Instructions to follow ->
Below are the records. Retype, exactly, the lines from the first through the line with "from matplotlib.patches import Rectangle", and leave out the pictures.

Figure scripts:

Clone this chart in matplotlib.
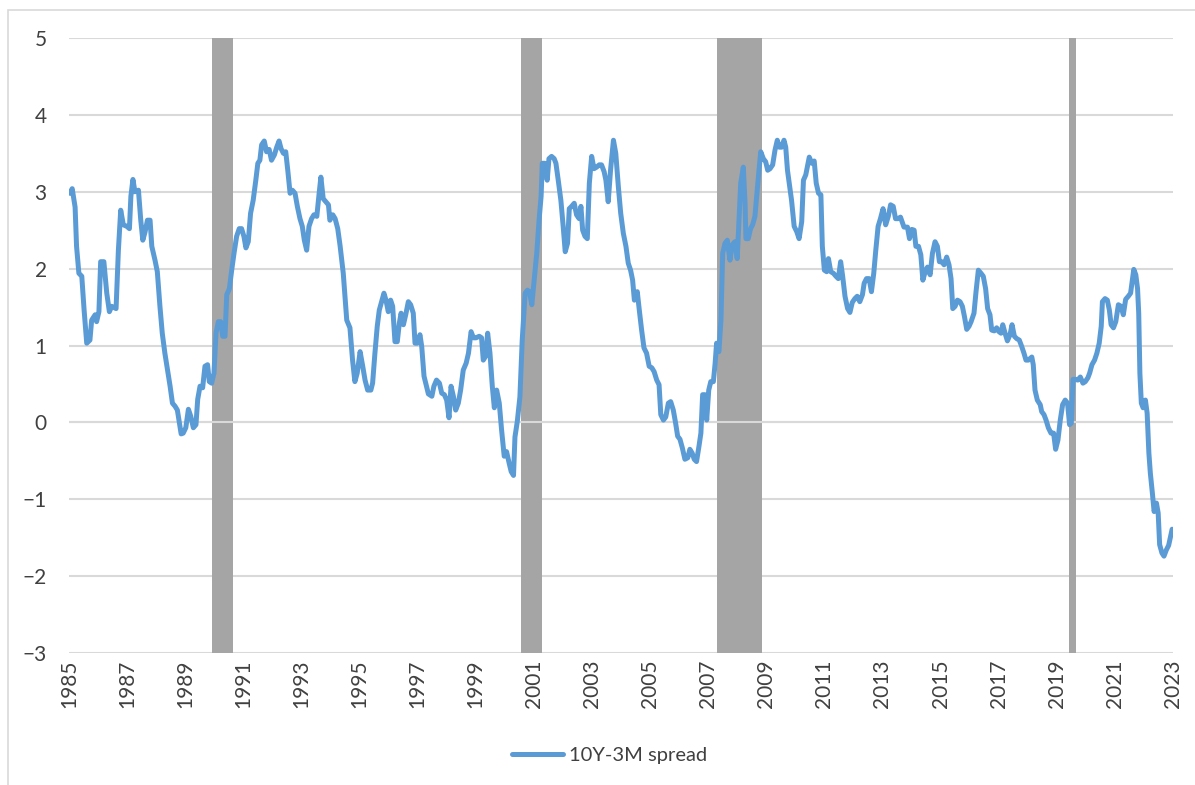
import matplotlib
matplotlib.use("Agg")
from matplotlib import pyplot as plt
from matplotlib.patches import Rectangle

# 10Y-3M spread (decimal year, percentage points)
years = [1985.03, 1985.11, 1985.21, 1985.26, 1985.34, 1985.44, 1985.52, 1985.61, 1985.72, 1985.78,
         1985.90, 1985.95, 1986.03, 1986.09, 1986.20, 1986.30, 1986.39, 1986.47, 1986.62, 1986.70,
         1986.78, 1986.87, 1986.99, 1987.08, 1987.13, 1987.20, 1987.27, 1987.39, 1987.47, 1987.54,
         1987.62, 1987.70, 1987.79, 1987.85, 1987.96, 1988.04, 1988.13, 1988.21, 1988.30, 1988.38,
         1988.48, 1988.56, 1988.65, 1988.73, 1988.80, 1988.86, 1988.93, 1989.02, 1989.11, 1989.19,
         1989.28, 1989.37, 1989.43, 1989.51, 1989.60, 1989.68, 1989.77, 1989.83, 1989.91, 1989.99,
         1990.06, 1990.14, 1990.22, 1990.29, 1990.37, 1990.43, 1990.52, 1990.60, 1990.68, 1990.77,
         1990.86, 1990.94, 1991.02, 1991.09, 1991.17, 1991.25, 1991.34, 1991.43, 1991.50, 1991.57,
         1991.63, 1991.72, 1991.80, 1991.89, 1991.97, 1992.07, 1992.15, 1992.23, 1992.30, 1992.38,
         1992.46, 1992.53, 1992.61, 1992.69, 1992.78, 1992.86, 1992.95, 1993.03, 1993.10, 1993.18,
         1993.26, 1993.35, 1993.43, 1993.53, 1993.61, 1993.67, 1993.75, 1993.84, 1993.93, 1993.98,
         1994.08, 1994.16, 1994.25, 1994.33, 1994.44, 1994.56, 1994.67, 1994.76, 1994.84, 1994.92,
         1995.02, 1995.11, 1995.19, 1995.28, 1995.39, 1995.45, 1995.53, 1995.61, 1995.68, 1995.76,
         1995.84, 1995.91, 1995.99, 1996.07, 1996.14, 1996.22, 1996.30, 1996.37, 1996.43, 1996.51,
         1996.59, 1996.68, 1996.76, 1996.85, 1996.91, 1996.99, 1997.08, 1997.14, 1997.22, 1997.29,
         1997.37, 1997.49, 1997.56, 1997.65, 1997.75, 1997.83, 1997.92, 1998.00, 1998.08, 1998.15,
         1998.23, 1998.31, 1998.40, 1998.48, 1998.57, 1998.67, 1998.75, 1998.84, 1998.92, 1999.01,
         1999.12, 1999.20, 1999.26, 1999.34, 1999.41, 1999.49, 1999.57, 1999.64, 1999.72, 1999.81,
         1999.89, 1999.98, 2000.06, 2000.15, 2000.22, 2000.30, 2000.35, 2000.43, 2000.52, 2000.60,
         2000.70, 2000.78, 2000.85, 2000.93, 2001.01, 2001.10, 2001.18, 2001.25, 2001.29, 2001.38,
         2001.46, 2001.52, 2001.61, 2001.70, 2001.76, 2001.84, 2001.93, 2002.01, 2002.08, 2002.16,
         2002.22, 2002.30, 2002.39, 2002.47, 2002.56, 2002.62, 2002.68, 2002.76, 2002.84, 2002.91,
         2002.99, 2003.07, 2003.16, 2003.25, 2003.33, 2003.42, 2003.48, 2003.56, 2003.64, 2003.74,
         2003.82, 2003.91, 2003.99, 2004.08, 2004.17, 2004.25, 2004.33, 2004.40, 2004.46, 2004.56,
         2004.63, 2004.71, 2004.79, 2004.88, 2004.97, 2005.06, 2005.14, 2005.23, 2005.31, 2005.37,
         2005.46, 2005.54, 2005.63, 2005.71, 2005.80, 2005.88, 2005.95, 2006.03, 2006.11, 2006.20,
         2006.30, 2006.37, 2006.45, 2006.52, 2006.60, 2006.68, 2006.75, 2006.81, 2006.89, 2006.95,
         2007.02, 2007.09, 2007.18, 2007.24, 2007.29, 2007.37, 2007.44, 2007.50, 2007.58, 2007.66,
         2007.75, 2007.83, 2007.92, 2008.00, 2008.06, 2008.12, 2008.21, 2008.27, 2008.30, 2008.38,
         2008.46, 2008.53, 2008.61, 2008.67, 2008.74, 2008.81, 2008.90, 2008.98, 2009.05, 2009.13,
         2009.22, 2009.30, 2009.38, 2009.45, 2009.53, 2009.61, 2009.67, 2009.73, 2009.79, 2009.87,
         2009.96, 2010.05, 2010.13, 2010.22, 2010.28, 2010.36, 2010.43, 2010.48, 2010.57, 2010.65,
         2010.72, 2010.80, 2010.88, 2010.93, 2011.00, 2011.08, 2011.14, 2011.22, 2011.31, 2011.40,
         2011.48, 2011.56, 2011.63, 2011.71, 2011.80, 2011.88, 2011.96, 2012.05, 2012.13, 2012.22,
         2012.31, 2012.37, 2012.45, 2012.54, 2012.62, 2012.70, 2012.77, 2012.85, 2012.93, 2013.02,
         2013.11, 2013.20, 2013.28, 2013.37, 2013.45, 2013.54, 2013.62, 2013.74, 2013.86, 2013.93,
         2014.01, 2014.09, 2014.15, 2014.24, 2014.32, 2014.39, 2014.47, 2014.55, 2014.64, 2014.72,
         2014.81, 2014.89, 2014.96, 2015.04, 2015.12, 2015.21, 2015.29, 2015.36, 2015.42, 2015.50,
         2015.58, 2015.67, 2015.75, 2015.82, 2015.90, 2015.98, 2016.05, 2016.15, 2016.22, 2016.30,
         2016.39, 2016.47, 2016.55, 2016.62, 2016.70, 2016.76, 2016.85, 2016.93, 2017.01, 2017.08,
         2017.14, 2017.22, 2017.30, 2017.39, 2017.46, 2017.54, 2017.62, 2017.71, 2017.79, 2017.87,
         2017.94, 2018.02, 2018.14, 2018.19, 2018.25, 2018.33, 2018.43, 2018.48, 2018.56, 2018.63,
         2018.71, 2018.80, 2018.89, 2018.96, 2019.04, 2019.12, 2019.20, 2019.29, 2019.37, 2019.44,
         2019.50, 2019.56, 2019.64, 2019.72, 2019.81, 2019.90, 2019.98, 2020.07, 2020.13, 2020.21,
         2020.30, 2020.38, 2020.46, 2020.53, 2020.57, 2020.66, 2020.74, 2020.81, 2020.87, 2020.95,
         2021.03, 2021.12, 2021.21, 2021.29, 2021.37, 2021.46, 2021.54, 2021.60, 2021.65, 2021.72,
         2021.78, 2021.82, 2021.86, 2021.91, 2021.97, 2022.05, 2022.11, 2022.17, 2022.22, 2022.29,
         2022.35, 2022.43, 2022.49, 2022.54, 2022.62, 2022.69, 2022.77, 2022.85, 2022.92, 2022.97]
spread = [2.98, 3.04, 2.80, 2.29, 1.94, 1.90, 1.46, 1.03, 1.07, 1.33,
          1.40, 1.31, 1.44, 2.09, 2.09, 1.68, 1.44, 1.51, 1.48, 2.24,
          2.76, 2.57, 2.55, 2.52, 2.94, 3.16, 3.00, 3.02, 2.63, 2.37,
          2.48, 2.63, 2.63, 2.29, 2.11, 1.96, 1.51, 1.16, 0.90, 0.71,
          0.47, 0.25, 0.21, 0.16, -0.01, -0.15, -0.14, -0.07, 0.17, 0.08,
          -0.07, -0.03, 0.30, 0.47, 0.45, 0.73, 0.75, 0.53, 0.51, 0.64,
          1.16, 1.31, 1.31, 1.12, 1.12, 1.66, 1.74, 1.98, 2.20, 2.42,
          2.52, 2.52, 2.42, 2.27, 2.35, 2.72, 2.89, 3.15, 3.37, 3.41,
          3.61, 3.66, 3.52, 3.55, 3.41, 3.48, 3.58, 3.66, 3.56, 3.50,
          3.52, 3.28, 2.98, 3.02, 2.98, 2.81, 2.65, 2.55, 2.37, 2.24,
          2.55, 2.65, 2.70, 2.68, 2.98, 3.19, 2.91, 2.87, 2.83, 2.63,
          2.70, 2.65, 2.52, 2.30, 1.94, 1.33, 1.23, 0.81, 0.53, 0.64,
          0.92, 0.73, 0.55, 0.42, 0.42, 0.51, 0.90, 1.25, 1.46, 1.57,
          1.68, 1.59, 1.44, 1.59, 1.51, 1.05, 1.05, 1.29, 1.42, 1.27,
          1.40, 1.57, 1.53, 1.42, 1.03, 1.03, 1.14, 0.99, 0.60, 0.49,
          0.37, 0.34, 0.47, 0.55, 0.51, 0.38, 0.36, 0.29, 0.06, 0.47,
          0.34, 0.16, 0.25, 0.42, 0.68, 0.77, 0.90, 1.18, 1.10, 1.10,
          1.12, 1.10, 0.81, 0.86, 1.16, 0.90, 0.47, 0.19, 0.42, 0.25,
          -0.10, -0.44, -0.38, -0.53, -0.64, -0.69, -0.19, 0.01, 0.33, 1.07,
          1.68, 1.72, 1.70, 1.53, 1.85, 2.20, 2.63, 2.94, 3.37, 3.37,
          3.15, 3.43, 3.46, 3.43, 3.37, 3.15, 2.89, 2.55, 2.22, 2.33,
          2.78, 2.81, 2.85, 2.70, 2.65, 2.81, 2.50, 2.42, 2.39, 3.11,
          3.46, 3.30, 3.32, 3.35, 3.35, 3.26, 3.15, 2.87, 3.28, 3.67,
          3.50, 3.06, 2.72, 2.46, 2.29, 2.07, 1.98, 1.85, 1.59, 1.70,
          1.46, 1.20, 0.97, 0.90, 0.73, 0.71, 0.66, 0.55, 0.49, 0.10,
          0.03, 0.07, 0.25, 0.27, 0.16, -0.01, -0.18, -0.22, -0.33, -0.48,
          -0.46, -0.35, -0.40, -0.48, -0.51, -0.32, -0.14, 0.36, 0.36, 0.03,
          0.42, 0.53, 0.53, 0.77, 1.03, 0.92, 1.33, 2.20, 2.33, 2.37,
          2.11, 2.31, 2.35, 2.13, 2.63, 3.11, 3.32, 2.85, 2.39, 2.39,
          2.52, 2.57, 2.68, 2.94, 3.24, 3.52, 3.43, 3.39, 3.28, 3.30,
          3.35, 3.54, 3.67, 3.58, 3.58, 3.67, 3.58, 3.28, 3.11, 2.89,
          2.55, 2.48, 2.39, 2.61, 3.15, 3.22, 3.35, 3.45, 3.37, 3.40,
          3.11, 2.98, 2.96, 2.29, 1.98, 1.96, 2.13, 1.96, 1.94, 1.90,
          1.87, 2.09, 1.90, 1.64, 1.48, 1.43, 1.56, 1.61, 1.64, 1.57,
          1.66, 1.81, 1.87, 1.87, 1.70, 1.94, 2.24, 2.55, 2.65, 2.78,
          2.57, 2.68, 2.83, 2.81, 2.65, 2.65, 2.67, 2.54, 2.54, 2.39,
          2.51, 2.50, 2.29, 2.29, 2.18, 1.85, 1.96, 2.02, 1.92, 2.20,
          2.35, 2.29, 2.09, 2.09, 2.05, 2.15, 2.05, 1.87, 1.48, 1.51,
          1.59, 1.57, 1.51, 1.38, 1.21, 1.25, 1.31, 1.42, 1.70, 1.98,
          1.94, 1.90, 1.74, 1.48, 1.40, 1.20, 1.19, 1.23, 1.18, 1.16,
          1.27, 1.16, 1.06, 1.14, 1.27, 1.12, 1.09, 1.07, 0.99, 0.90,
          0.81, 0.81, 0.85, 0.75, 0.42, 0.29, 0.23, 0.14, 0.10, 0.03,
          -0.07, -0.14, -0.14, -0.35, -0.23, 0.03, 0.23, 0.29, 0.25, -0.03,
          -0.01, 0.56, 0.56, 0.55, 0.59, 0.51, 0.53, 0.58, 0.64, 0.75,
          0.81, 0.90, 1.03, 1.25, 1.57, 1.61, 1.59, 1.46, 1.27, 1.23,
          1.31, 1.53, 1.51, 1.40, 1.60, 1.64, 1.68, 1.85, 1.99, 1.92,
          1.74, 1.42, 0.64, 0.25, 0.19, 0.29, 0.12, -0.40, -0.66, -0.92,
          -1.16, -1.05, -1.18, -1.59, -1.70, -1.74, -1.66, -1.60, -1.48, -1.39]

# recession bands (start, end) in decimal years
rec_start = [1989.92, 2000.55, 2007.29, 2019.42]
rec_end = [1990.65, 2001.29, 2008.85, 2019.67]

tick_years = list(range(1985, 2024, 2))
y_ticks = [-3, -2, -1, 0, 1, 2, 3, 4, 5]

LINE = "#5B9BD5"
GRID = "#D9D9D9"
TEXT = "#404040"

plt.rcParams['font.family'] = ['Lato', 'DejaVu Sans']

fig = plt.figure(figsize=(11.95, 7.85), dpi=100)
ax = fig.add_axes([69/1195, 1 - 653/785, (1173 - 69)/1195, (653 - 38)/785])

# outer chart frame
fig.patches.append(Rectangle((8/1195, -0.05), 1.1, 1 - 10/785 + 0.05, transform=fig.transFigure,
                             fill=False, edgecolor=GRID, linewidth=1.2))

for s, e in zip(rec_start, rec_end):
    ax.axvspan(s, e, color="#A5A5A5", lw=0, zorder=1)
ax.axhline(0, color=GRID, lw=1.5, zorder=2)
ax.plot(years, spread, color=LINE, lw=3.6, solid_joinstyle='round', solid_capstyle='round',
        zorder=3, label="10Y-3M spread")

ax.set_xlim(1985, 2023)
ax.set_ylim(-3, 5)
ax.set_yticks(y_ticks)
ax.set_xticks(tick_years)
ax.set_xticklabels([str(y) for y in tick_years], rotation=90)
ax.grid(axis='y', color=GRID, lw=1.5, zorder=0)
ax.set_axisbelow(True)
for sp in ax.spines.values():
    sp.set_visible(False)
ax.tick_params(axis='y', length=0, pad=16, labelsize=15, labelcolor=TEXT)
ax.tick_params(axis='x', length=0, pad=5, labelsize=15, labelcolor=TEXT)

fig.legend(loc='center', bbox_to_anchor=(0.51, 0.038), frameon=False, fontsize=14.5,
           handlelength=2.5, handletextpad=0.3, labelcolor=TEXT)

plt.savefig("out.png", dpi=100)
plt.close('all')
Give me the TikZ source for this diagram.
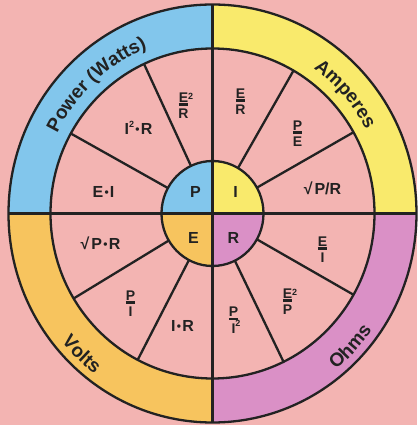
\documentclass[tikz,border=0pt]{standalone}
\usepackage{fontspec}
\setmainfont{Liberation Sans}
\usetikzlibrary{decorations.text}
\definecolor{bg}{HTML}{F3B4B2}
\definecolor{cblue}{HTML}{82C6EC}
\definecolor{cyel}{HTML}{F9EA6C}
\definecolor{corg}{HTML}{F7C45E}
\definecolor{cpur}{HTML}{DA90C6}
\definecolor{ink}{HTML}{222222}
\newcommand\ubar[1]{\setbox0\hbox{#1}\rlap{\rule[-3.6pt]{\wd0}{2.2pt}}\box0}
\newcommand\mul{\kern0.08em\raisebox{0.05em}{\fontsize{12}{12}\selectfont •}\kern0.08em}
\newcommand\bandfont{\fontsize{19}{19}\selectfont\bfseries}
\tikzset{
  x=1pt, y=1pt,
  line/.style={draw=ink, line width=2.3pt},
  lab/.style={font=\fontsize{16}{16}\selectfont\bfseries, text=ink, inner sep=0pt},
  fraclab/.style={font=\fontsize{14}{16.5}\selectfont\bfseries, text=ink, inner sep=0pt, align=center},
  core/.style={font=\fontsize{16}{16}\selectfont\bfseries, text=ink, inner sep=0pt},
  band/.style={decorate, decoration={text along path, text align=center, text color=ink}},
}
\begin{document}
\begin{tikzpicture}
\useasboundingbox (-212.5,-211.5) rectangle (204.5,213.5);
\fill[bg] (-212.5,-211.5) rectangle (204.5,213.5);
% band quadrants and core quadrants
\foreach \s/\c in {90/cblue,0/cyel,180/corg,270/cpur}{
  \pgfmathsetmacro\e{\s+90}
  \fill[\c] (\s:204 and 209) arc[start angle=\s,end angle=\e,x radius=204,y radius=209]
    -- (\e:162 and 165) arc[start angle=\e,end angle=\s,x radius=162,y radius=165] -- cycle;
  \fill[\c] (0,0) -- (\s:51 and 52.5) arc[start angle=\s,end angle=\e,x radius=51,y radius=52.5] -- cycle;
}
% spokes
\foreach \a in {151,115,60,29.5,-29.5,-64,211,242.5}
  \draw[line] (\a:51 and 52.5) -- (\a:162 and 165);
% cross
\draw[line] (0,209) -- (0,-209);
\draw[line] (-204,0) -- (204,0);
% circles
\draw[line] (0,0) ellipse[x radius=204,y radius=209];
\draw[line] (0,0) ellipse[x radius=162,y radius=165];
\draw[line] (0,0) ellipse[x radius=51,y radius=52.5];
% band labels
\path[band, decoration={text={|\bandfont|Power (Watts)}}]
  (167:174 and 178.5) arc[start angle=167,end angle=98,x radius=174,y radius=178.5];
\path[band, decoration={text={|\bandfont|Amperes}}]
  (76:174 and 178.5) arc[start angle=76,end angle=7,x radius=174,y radius=178.5];
\path[band, decoration={text={|\bandfont|Volts}}]
  (193:196 and 201) arc[start angle=193,end angle=260,x radius=196,y radius=201];
\path[band, decoration={text={|\bandfont|Ohms}}]
  (283:196 and 201) arc[start angle=283,end angle=350,x radius=196,y radius=201];
% core letters
\node[core] (cP) at (-17,21.5) {P};
\node[core] (cI) at (23,21.5) {I};
\node[core] (cE) at (-19,-24.5) {E};
\node[core] (cR) at (21,-24.5) {R};
% formulas
\node[fraclab] (f1) at (-29,108) {\ubar{E}\rlap{\raisebox{0.15em}{\fontsize{9}{9}\selectfont 2}}\\R};
\node[lab] (f2) at (-74,85.5) {I\raisebox{0.45em}{\fontsize{9}{9}\selectfont 2}\mul R};
\node[lab] (f3) at (-109,22) {E\mul I};
\node[fraclab] (f4) at (28,112) {\ubar{E}\\R};
\node[fraclab] (f5) at (85,80) {\ubar{P}\\E};
\node[lab] (f6) at (110,25.5) {√\kern0.12em P/R};
\node[lab] (f7) at (-112,-29.5) {√\kern0.12em P\mul R};
\node[fraclab] (f8) at (-82,-90) {\ubar{P}\\I};
\node[lab] (f9) at (-30,-112) {I\mul R};
\node[fraclab] (f10) at (110,-36) {\ubar{E}\\I};
\node[fraclab] (f11) at (75,-88) {\ubar{E}\rlap{\raisebox{0.15em}{\fontsize{9}{9}\selectfont 2}}\\P};
\node[fraclab] (f12) at (21,-106.5) {\ubar{P}\\I\rlap{\raisebox{0.45em}{\fontsize{9}{9}\selectfont 2}}};
\end{tikzpicture}
\end{document}
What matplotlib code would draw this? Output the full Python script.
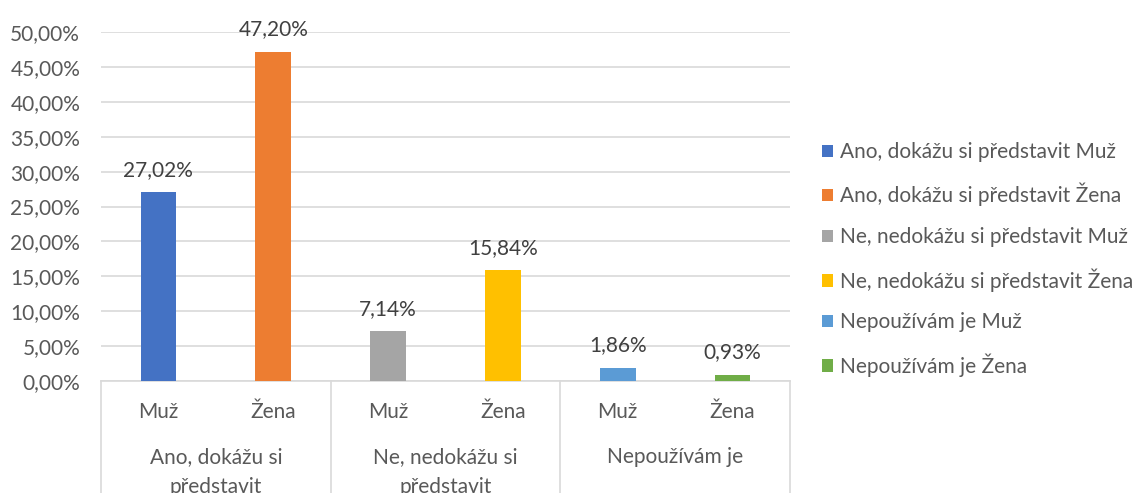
import matplotlib
matplotlib.use("Agg")
import matplotlib.pyplot as plt
from matplotlib.patches import Patch

groups = ["Ano, dokážu si\npředstavit", "Ne, nedokážu si\npředstavit", "Nepoužívám je"]
sub_labels = ["Muž", "Žena", "Muž", "Žena", "Muž", "Žena"]
series_names = ["Ano, dokážu si představit Muž", "Ano, dokážu si představit Žena",
                "Ne, nedokážu si představit Muž", "Ne, nedokážu si představit Žena",
                "Nepoužívám je Muž", "Nepoužívám je Žena"]
values = [27.02, 47.20, 7.14, 15.84, 1.86, 0.93]
colors = ["#4472C4", "#ED7D31", "#A5A5A5", "#FFC000", "#5B9BD5", "#70AD47"]
yticks = [0, 5, 10, 15, 20, 25, 30, 35, 40, 45, 50]

plt.rcParams['font.family'] = ['Lato', 'DejaVu Sans']
TXT = "#595959"
FS = 15

W, H = 1147, 493
fig = plt.figure(figsize=(W / 100, H / 100), dpi=100)
ax = fig.add_axes([101 / W, (H - 381) / H, (790 - 101) / W, (381 - 32) / H])

xs = list(range(len(values)))
for x, v, c in zip(xs, values, colors):
    ax.bar(x, v, width=0.31, color=c, zorder=3)
    ax.annotate(f"{v:.2f}%".replace(".", ","), (x, v), xytext=(0, 9),
                textcoords="offset points", ha="center", va="bottom",
                fontsize=FS, color="#404040")

ax.set_xlim(-0.5, 5.5)
ax.set_ylim(0, 50)
ax.set_yticks(yticks)
ax.set_yticklabels([f"{t:.2f}%".replace(".", ",") for t in yticks], fontsize=FS, color=TXT)
ax.tick_params(axis="y", length=0, pad=15)
ax.set_xticks([])
ax.yaxis.grid(True, color="#D9D9D9", linewidth=1.2, zorder=0)
for s in ["top", "right", "left"]:
    ax.spines[s].set_visible(False)
ax.spines["bottom"].set_color("#D9D9D9")
ax.spines["bottom"].set_linewidth(1.2)

# category axis labels
for x, lab in zip(xs, sub_labels):
    ax.annotate(lab, (x, 0), xycoords=("data", "axes fraction"), xytext=(0, -31 * 0.72),
                textcoords="offset points", ha="center", va="center",
                fontsize=FS, color=TXT, annotation_clip=False)
for g, lab in enumerate(groups):
    ax.annotate(lab, (2 * g + 0.5, 0), xycoords=("data", "axes fraction"),
                xytext=(0, -66 * 0.72), textcoords="offset points", ha="center", va="top",
                fontsize=FS, color=TXT, linespacing=1.6, annotation_clip=False)

# group separators
for xb in [-0.5, 1.5, 3.5, 5.5]:
    ax.plot([xb, xb], [0, -1], transform=ax.get_xaxis_transform(), color="#D9D9D9",
            linewidth=1.2, clip_on=False)

handles = [Patch(facecolor=c, edgecolor="none") for c in colors]
fig.legend(handles, series_names, loc="center left", bbox_to_anchor=(822 / W, 1 - 259.5 / H),
           frameon=False, fontsize=FS, labelcolor=TXT, handlelength=0.55, handleheight=0.55,
           handletextpad=0.3, labelspacing=1.0, borderaxespad=0, borderpad=0)

fig.savefig("out.png", dpi=100)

Written solution ->
Clone this chart in matplotlib.
import matplotlib
matplotlib.use("Agg")
from matplotlib import pyplot as plt
from matplotlib.patches import Rectangle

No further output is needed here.